8 Responses to “Kovtun Suspects Polonium Smuggling Ring”

  1. Enlightened says:

    Oh that’s rich – Kovtun, the PO butterfingers, accusing the victim of smuggling.

    Any chance he might explain why it is he is the one that has tracked it over more square feet than anyone else?

    This is classic Kremlin – destroy the enemy. Accuse them of any and all crimes imaginable, charge them in absentia, assassinate them, and then blame the victim.

    Sounds like Gordievsky hit a nerve.

  2. crosspatch says:

    I rather suspect they were used to carry the stuff and were not informed of the danger. If they are seriously contaminated, there is good reason to believe they would have turned against their “customer”.

    Even if they don’t have a fatal dose, if they got any significant internal contamination, they are likely to die a long, miserable death from leukemia or other cancer.

  3. Lizarde1 says:

    AJ – this is a breath of fresh air. Thanks

  4. mariposa says:

    Enlightened,

    You got it. Kovtun’s implicated past his neck in this. They have his polonium-smeared fingerprints on a dated document in Hamburg — from before the time Litvinenko is known to be poisoned.

    His only hope whatsoever to avoid murder conviction is convincing authorities that Litvinenko’s poisoning could have occured earlier than November 1st, or he’s a goner.

    But poor guy, he’s “damned if he do, and damned if he don’t” because how does he explain that polonium? And how does he protect his bosses?

    He has to indict himself as a smuggler by bringing in the smuggling ring theory — after all, Russia already made it clear they won’t extradite him. So that’s his story, and he’s stickin’ to it. And who knows, he may be willing to take extra heat for this due to some extralegal incentives coming from his employer.

    That’s what I think is happening.

    Russia showed its cards in this ages ago by not hopping all over the polonium part of the investigation in the aggressive manner that Britain and Germany have. They are very slowly sweeping the 40 planes Germany’s requested to have tested — as of this past weekend, they managed to finish four of them. But hey, it’s the holidays, and people are busy, you know?

  5. mariposa says:

    AJStrata,

    “And now we get a glimpse into the criminal mind of Litvinenko from people who interviewed him last spring”

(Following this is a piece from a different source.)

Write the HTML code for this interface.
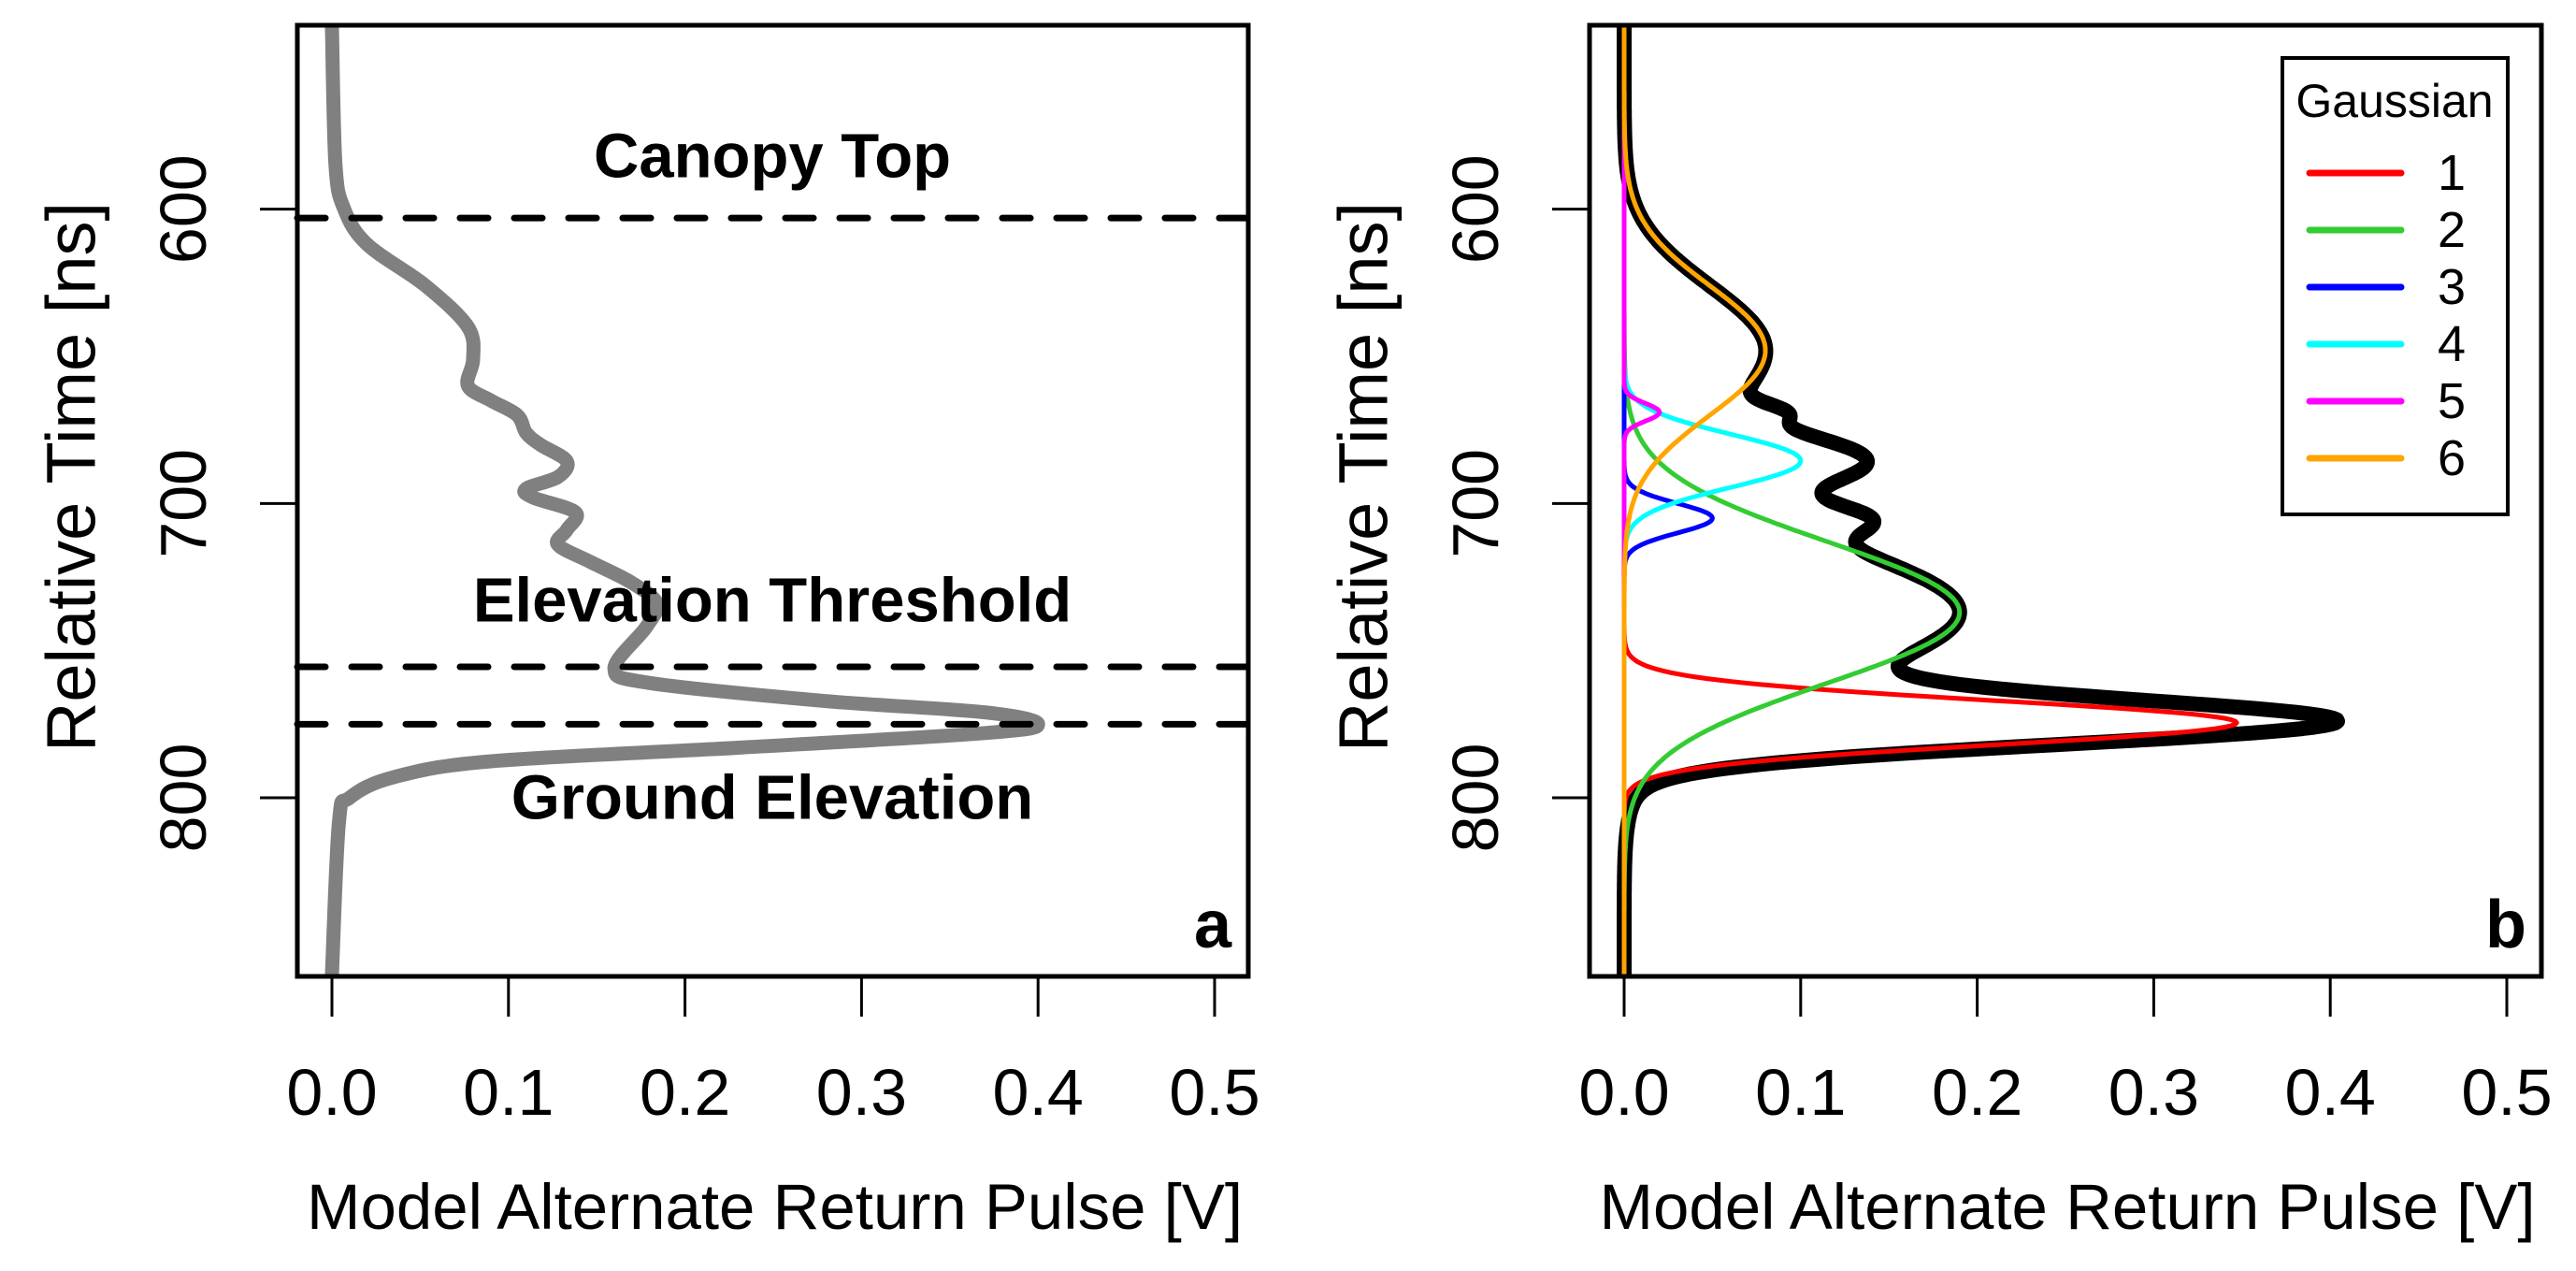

    To take a look at the people who wrote that, I’m bringing this, re. “Spiked!” and Svetlichanaya and Heartfield, which I just posted on the other thread, into this one:

    No legitimate media source will touch either Julia Svetlichanaya or James Heartfield now. They have no evidence for the “hundreds of emails” Svetlichnaya originally claimed to have received from Litvinenko in her Guardian article, and even a moderate peak into their backgrounds brings up more problems for them than solutions.

    Using “Spiked!” as the media forum for attempting to rebuild their credibility is ridiculous since it’s actually more damaging (look up the LM Group). Notice, too, the article you cited carefully sidesteps addressing the heart of Aftenposten’s charge against Svetlichnaya — Svetlichnaya’s work with OAO Russian Investors. (And what’s this she “came to” London in 1994? Hey, so did I. Big deal. Then I went home. And she probably did, too.) They do not attempt

    Heartfield’s spreading the disinformation, too, and here’s his profile, http://www.sourcewatch.org/index.php?title=James_Heartfield, which includes:
    “He was the Manchester branch organiser of the now defunct Revolutionary Communist Party; in the early nineties, wrote for Living Marxism until it was closed by a libel action in 2000. He helped write the party’s manifesto.”

  6. mariposa says:

    Meant to say…

    They do not attempt
    to explain her personal or work history between “she came to London in 1994” and her current U of Westminster status.

    Other than bending toward light and producing chlorophyl —
    Ms. Svetlichnaya has all the signs of being a plant.

  7. clarice says:

    No news on this from our man in beautiful downrown Kalingrad?

  8. tempester says:

    Wen the article came out, there was a link attaced that pointed to U of Westminster. She appears to be a phd student.